I have some vectors of names of columns I would like to keep:

some_keep <- c('mpg','cyl')
more_keep <- c('disp','hp')

I want to drop-in-place every column except those named in some_keep and more_keep.

I know that I can use setdiff with names:

mtcars[, ( setdiff(names(mtcars),c(some_keep,more_keep)) ) := NULL] # this works

But this seems not very readable. I know that to select all but these, I can use with=FALSE:

mtcars[,-c(some_keep,more_keep), with=FALSE] # returns the columns I want to drop

But then this doesn't work:

mtcars[,(-c(some_keep,more_keep)):=NULL] # invalid argument to unary operator

Nor do these:

mtcars[,-c(some_keep,more_keep)] <- NULL # invalid argument to unary operator
mtcars[,-c(some_keep,more_keep), with=FALSE] <- NULL # unused argument (with = FALSE)

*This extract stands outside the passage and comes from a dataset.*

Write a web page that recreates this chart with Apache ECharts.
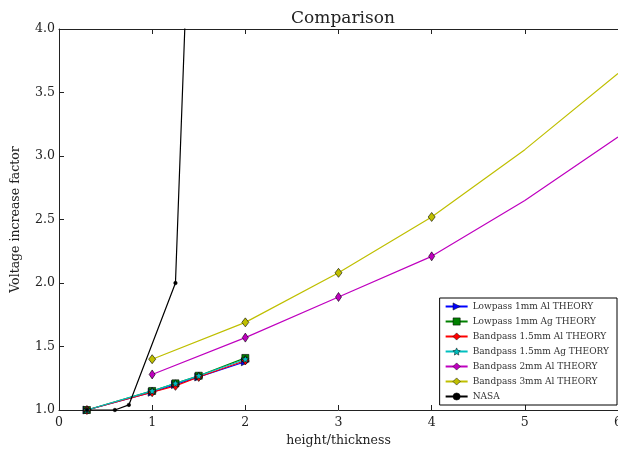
<!DOCTYPE html>
<html>
<head>
<meta charset="utf-8">
<script src="https://cdn.jsdelivr.net/npm/echarts@6/dist/echarts.min.js"></script>
<style>
  html, body { margin: 0; padding: 0; background: #fff; }
  #chart { width: 618px; height: 452px; }
</style>
</head>
<body>
<div id="chart"></div>
<script>
// values
var lowX = [0.3, 1, 1.25, 1.5, 2];
var lowpassAl1 = [1.0, 1.14, 1.20, 1.26, 1.38];
var lowpassAg1 = [1.0, 1.15, 1.21, 1.27, 1.41];
var bandpassAl15 = [1.0, 1.14, 1.19, 1.26, 1.39];
var bandpassAg15 = [1.0, 1.15, 1.21, 1.27, 1.40];
var bandX = [1, 2, 3, 4, 5, 6];
var bandpassAl2 = [1.28, 1.57, 1.89, 2.21, 2.65, 3.15];
var bandpassAl3 = [1.40, 1.69, 2.08, 2.52, 3.05, 3.65];
var markedPoints = 4; // markers only on the first four points of the bandpass curves
var nasaX = [0.3, 0.6, 0.75, 1.25, 1.5];
var nasaY = [1.0, 1.0, 1.04, 2.0, 7.0];
var xTicks = [0, 1, 2, 3, 4, 5, 6];
var yTicks = [1.0, 1.5, 2.0, 2.5, 3.0, 3.5, 4.0];

var font = 'DejaVu Serif';
var star = 'path://M0,-10 L2.9,-4 9.5,-3.1 4.7,1.5 5.9,8.1 0,5 -5.9,8.1 -4.7,1.5 -9.5,-3.1 -2.9,-4 Z';

function pairs(xs, ys, marked) {
  return xs.map(function (x, i) {
    var item = { value: [x, ys[i]] };
    if (marked != null && i >= marked) item.symbol = 'none';
    return item;
  });
}

function mkSeries(name, xs, ys, color, symbol, size, rotate, marked) {
  return {
    name: name,
    type: 'line',
    data: pairs(xs, ys, marked),
    symbol: symbol,
    symbolSize: size,
    symbolRotate: rotate || 0,
    showAllSymbol: true,
    lineStyle: { color: color, width: 1.2 },
    itemStyle: { color: color, borderColor: '#000', borderWidth: 0.6 },
    emphasis: { disabled: true },
    animation: false
  };
}

var chart = echarts.init(document.getElementById('chart'));

chart.setOption({
  backgroundColor: '#fff',
  title: {
    text: 'Comparison',
    left: 338, top: 5, textAlign: 'center',
    textStyle: { fontFamily: font, fontWeight: 'normal', fontSize: 17, color: '#222' }
  },
  grid: { left: 59, right: 0, top: 29, bottom: 42, outerBoundsMode: 'none', containLabel: false },
  legend: {
    orient: 'vertical',
    right: 1, bottom: 47,
    itemWidth: 22, itemHeight: 9, itemGap: 6,
    padding: [4, 8, 4, 5],
    backgroundColor: '#fff',
    borderColor: '#000', borderWidth: 1, borderRadius: 0,
    itemStyle: { borderWidth: 0.5, borderColor: '#000' },
    textStyle: { fontFamily: font, fontSize: 9, color: '#333' },
    data: ['Lowpass 1mm Al THEORY', 'Lowpass 1mm Ag THEORY', 'Bandpass 1.5mm Al THEORY',
      'Bandpass 1.5mm Ag THEORY', 'Bandpass 2mm Al THEORY', 'Bandpass 3mm Al THEORY', 'NASA']
  },
  xAxis: [{
    type: 'value', min: 0, max: 6, interval: 1,
    name: 'height/thickness', nameLocation: 'middle', nameGap: 23,
    nameTextStyle: { fontFamily: font, fontSize: 12.5, color: '#222' },
    axisLine: { lineStyle: { color: '#222', width: 1 } },
    axisTick: { inside: true, length: 5, lineStyle: { color: '#222' } },
    axisLabel: { fontFamily: font, fontSize: 12.5, color: '#222', margin: 6,
      customValues: xTicks, formatter: function (v) { return String(v); } },
    splitLine: { show: false }
  }, {
    type: 'value', min: 0, max: 6, interval: 1, position: 'top',
    axisLine: { show: true, lineStyle: { color: '#222', width: 1 } },
    axisTick: { inside: true, length: 5, lineStyle: { color: '#222' } },
    axisLabel: { show: false },
    splitLine: { show: false }
  }],
  yAxis: {
    type: 'value', min: 1, max: 4, interval: 0.5,
    name: 'Voltage increase factor', nameLocation: 'middle', nameGap: 37,
    nameTextStyle: { fontFamily: font, fontSize: 12.5, color: '#222' },
    axisLine: { show: true, lineStyle: { color: '#222', width: 1 } },
    axisTick: { inside: true, length: 5, lineStyle: { color: '#222' } },
    axisLabel: { fontFamily: font, fontSize: 12.5, color: '#222', margin: 4,
      formatter: function (v) { return yTicks.indexOf(v) >= 0 ? v.toFixed(1) : ''; } },
    splitLine: { show: false }
  },
  series: [
    mkSeries('Lowpass 1mm Al THEORY', lowX, lowpassAl1, '#0000ff', 'triangle', 8, -90),
    mkSeries('Lowpass 1mm Ag THEORY', lowX, lowpassAg1, '#008000', 'rect', 7),
    mkSeries('Bandpass 1.5mm Al THEORY', lowX, bandpassAl15, '#ff0000', 'diamond', [7, 9]),
    mkSeries('Bandpass 1.5mm Ag THEORY', lowX, bandpassAg15, '#00bfbf', star, 7),
    mkSeries('Bandpass 2mm Al THEORY', bandX, bandpassAl2, '#bf00bf', 'diamond', [6, 9], 0, markedPoints),
    mkSeries('Bandpass 3mm Al THEORY', bandX, bandpassAl3, '#bfbf00', 'diamond', [7, 9], 0, markedPoints),
    mkSeries('NASA', nasaX, nasaY, '#000000', 'circle', 3.5)
  ]
});
</script>
</body>
</html>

Is there a simpler data.table expression that doesn't require writing the table's name twice?

Please note that this seemingly duplicate question is really asking about selecting (not dropping) all but specified as shown above.

C8H10N4O2
  • 18,312
  • 8
  • 98
  • 134
  • I mentioned this on a similar FR a few months ago: https://github.com/Rdatatable/data.table/issues/1710#issuecomment-280684187 – Frank Aug 01 '17 at 20:21
  • 1
    Not dropping in place, but `mtcars[, .SD, .SDcols=c(some_keep, more_keep)]` returns the desired result. – lmo Aug 01 '17 at 20:24
  • What if we took your working code and made it readable: `drop_cols = setdiff(names(mtcars), c(some_keep, more_keep))` and then `mtcars[, drop_cols := NULL] `. – Gregor Thomas Aug 01 '17 at 20:31
  • Really, I think I'm just going to vote to close as opinion-based. You've got a single line solution that works well. You can make it more readable by breaking it into two lines. Neither "elegant" nor "readable" is an objective criteria for evaluating other methods. – Gregor Thomas Aug 01 '17 at 20:33
  • 3
    I agree with Gregor 's suggestion and do it that way myself. There's a typo in it, though: it should be like `(drop_cols) :=`. I have no opinion on close or leave open, though I think it *could* be made objective: "How can I select columns to keep by reference without writing the table's name twice?" The answer would probably be to create a wrapper function, `keepcols <- function(DT, k, d = setdiff(names(DT), k)) DT[, (d) := NULL ][]` – Frank Aug 01 '17 at 20:45
  • 1
    @Frank thanks, I feel validated. I'll write a wrapper function. I don't have the fortitude to attempt a syntax change and pull request – C8H10N4O2 Aug 01 '17 at 20:54

0 Answers0